I believe I was the only member of my 1984 college class (of about 100) to write my senior essay on a computer. I used a Kaypro II, running the CP/M operating system and a word processor called (IIRC) Perfect Writer. Nine-inch monochrome display. Text only, no graphics. No mouse. No multitasking. No modem. NO HARD DISK! Two 640KB floppy drives. You put the floppy with the program on it in drive A and the data disk in drive B.
I had an IBM Selectric console typewriter that connected to the computer with an RS-232 serial cable. The word processor allowed you to insert a special character that would pause the printing when fonts changed, so you could change the type ball. I used it for switching to italics and Greek characters.
I got compliments from instructors on the quality of the typography of my papers. (On the quality of the content, not so much.)

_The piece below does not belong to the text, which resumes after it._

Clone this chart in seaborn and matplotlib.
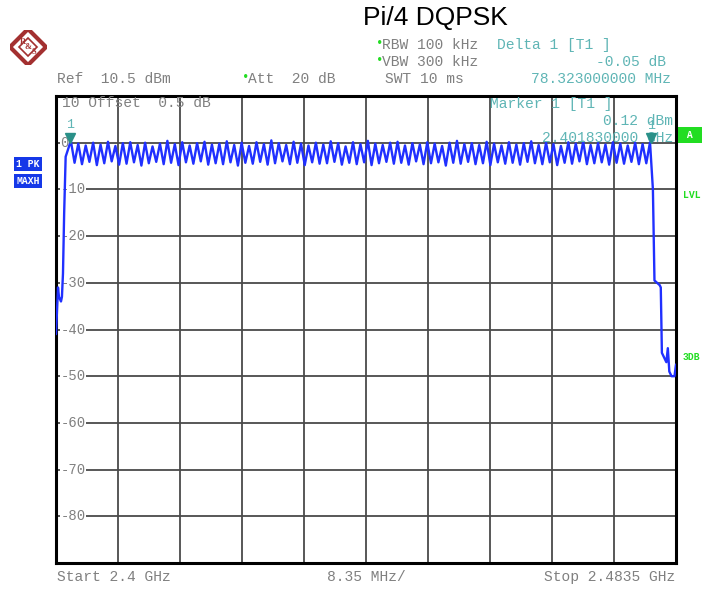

Later on, I got a smaller, lighter Brother typewriter/printer with daisy wheels like Bytegeist described. (Almost identical to thisone.)

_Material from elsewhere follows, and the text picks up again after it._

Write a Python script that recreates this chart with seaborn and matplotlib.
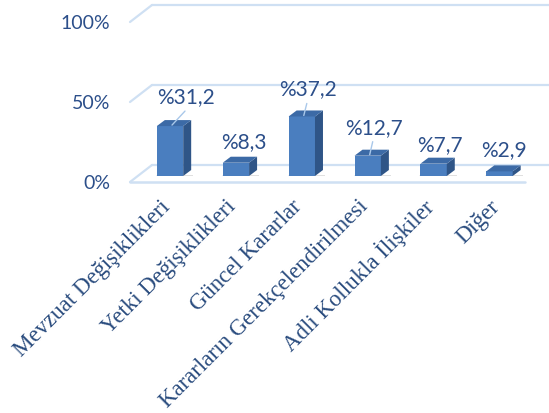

Today the prospect of watching a printer typing one character at a time seems unbearably slow. But back then the notion of preparing your whole text on the computer, editing it, and changing it all around before printing out the final version was revolutionary. The luxury of watching the typewriter/printer rattling out your words as fast as it could run was just amazing, even if it took a couple of minutes per page and required switching fonts manually.
Before that, of course, you had to type out your drafts, make corrections by hand or **literally **cut and paste (or tape) the pages, then retype. You might have to do this two, three, or more times. If you were lucky or rich, your typewriter had that fancy self-correcting feature that lifted erroneous characters off the page invisibly. If not, you used correction tapes, or Wite-Out, or Og forbid, an eraser.
Kids these days don’t know how good they have it. Now get off my lawn, you whippersnappers!